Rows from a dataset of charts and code
======

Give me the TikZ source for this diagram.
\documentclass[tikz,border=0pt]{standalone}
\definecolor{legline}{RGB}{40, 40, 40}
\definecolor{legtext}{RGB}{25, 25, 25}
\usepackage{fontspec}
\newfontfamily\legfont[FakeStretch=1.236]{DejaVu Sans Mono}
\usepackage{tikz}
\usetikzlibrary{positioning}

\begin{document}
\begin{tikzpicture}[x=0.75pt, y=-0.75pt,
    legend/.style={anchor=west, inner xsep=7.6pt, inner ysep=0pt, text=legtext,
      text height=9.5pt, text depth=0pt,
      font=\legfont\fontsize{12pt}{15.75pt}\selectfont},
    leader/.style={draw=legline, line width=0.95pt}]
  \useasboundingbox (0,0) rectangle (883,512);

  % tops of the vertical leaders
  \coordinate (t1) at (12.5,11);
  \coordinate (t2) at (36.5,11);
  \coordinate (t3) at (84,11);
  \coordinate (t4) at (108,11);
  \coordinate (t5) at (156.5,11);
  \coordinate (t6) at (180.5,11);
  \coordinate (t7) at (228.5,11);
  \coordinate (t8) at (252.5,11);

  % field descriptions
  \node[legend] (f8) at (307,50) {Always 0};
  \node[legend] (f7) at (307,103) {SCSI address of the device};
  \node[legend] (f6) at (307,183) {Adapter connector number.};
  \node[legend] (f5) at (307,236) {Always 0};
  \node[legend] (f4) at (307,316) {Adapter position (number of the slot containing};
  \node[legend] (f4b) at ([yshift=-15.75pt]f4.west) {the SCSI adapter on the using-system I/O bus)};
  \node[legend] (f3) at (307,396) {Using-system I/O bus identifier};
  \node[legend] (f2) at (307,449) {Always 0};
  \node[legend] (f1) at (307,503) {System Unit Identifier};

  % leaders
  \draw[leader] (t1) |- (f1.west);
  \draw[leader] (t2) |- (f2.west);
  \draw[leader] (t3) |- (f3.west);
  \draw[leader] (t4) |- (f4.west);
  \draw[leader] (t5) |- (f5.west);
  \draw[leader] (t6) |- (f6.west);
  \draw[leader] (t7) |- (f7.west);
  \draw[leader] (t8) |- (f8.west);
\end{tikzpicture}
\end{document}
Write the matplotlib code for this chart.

======

• **REQUIRED TASK**:
Retype all the material above precisely, with no line left out.

• **RESPONSE BELOW**:
Give me the TikZ source for this diagram.
\documentclass[tikz,border=0pt]{standalone}
\definecolor{legline}{RGB}{40, 40, 40}
\definecolor{legtext}{RGB}{25, 25, 25}
\usepackage{fontspec}
\newfontfamily\legfont[FakeStretch=1.236]{DejaVu Sans Mono}
\usepackage{tikz}
\usetikzlibrary{positioning}

\begin{document}
\begin{tikzpicture}[x=0.75pt, y=-0.75pt,
    legend/.style={anchor=west, inner xsep=7.6pt, inner ysep=0pt, text=legtext,
      text height=9.5pt, text depth=0pt,
      font=\legfont\fontsize{12pt}{15.75pt}\selectfont},
    leader/.style={draw=legline, line width=0.95pt}]
  \useasboundingbox (0,0) rectangle (883,512);

  % tops of the vertical leaders
  \coordinate (t1) at (12.5,11);
  \coordinate (t2) at (36.5,11);
  \coordinate (t3) at (84,11);
  \coordinate (t4) at (108,11);
  \coordinate (t5) at (156.5,11);
  \coordinate (t6) at (180.5,11);
  \coordinate (t7) at (228.5,11);
  \coordinate (t8) at (252.5,11);

  % field descriptions
  \node[legend] (f8) at (307,50) {Always 0};
  \node[legend] (f7) at (307,103) {SCSI address of the device};
  \node[legend] (f6) at (307,183) {Adapter connector number.};
  \node[legend] (f5) at (307,236) {Always 0};
  \node[legend] (f4) at (307,316) {Adapter position (number of the slot containing};
  \node[legend] (f4b) at ([yshift=-15.75pt]f4.west) {the SCSI adapter on the using-system I/O bus)};
  \node[legend] (f3) at (307,396) {Using-system I/O bus identifier};
  \node[legend] (f2) at (307,449) {Always 0};
  \node[legend] (f1) at (307,503) {System Unit Identifier};

  % leaders
  \draw[leader] (t1) |- (f1.west);
  \draw[leader] (t2) |- (f2.west);
  \draw[leader] (t3) |- (f3.west);
  \draw[leader] (t4) |- (f4.west);
  \draw[leader] (t5) |- (f5.west);
  \draw[leader] (t6) |- (f6.west);
  \draw[leader] (t7) |- (f7.west);
  \draw[leader] (t8) |- (f8.west);
\end{tikzpicture}
\end{document}
Write the matplotlib code for this chart.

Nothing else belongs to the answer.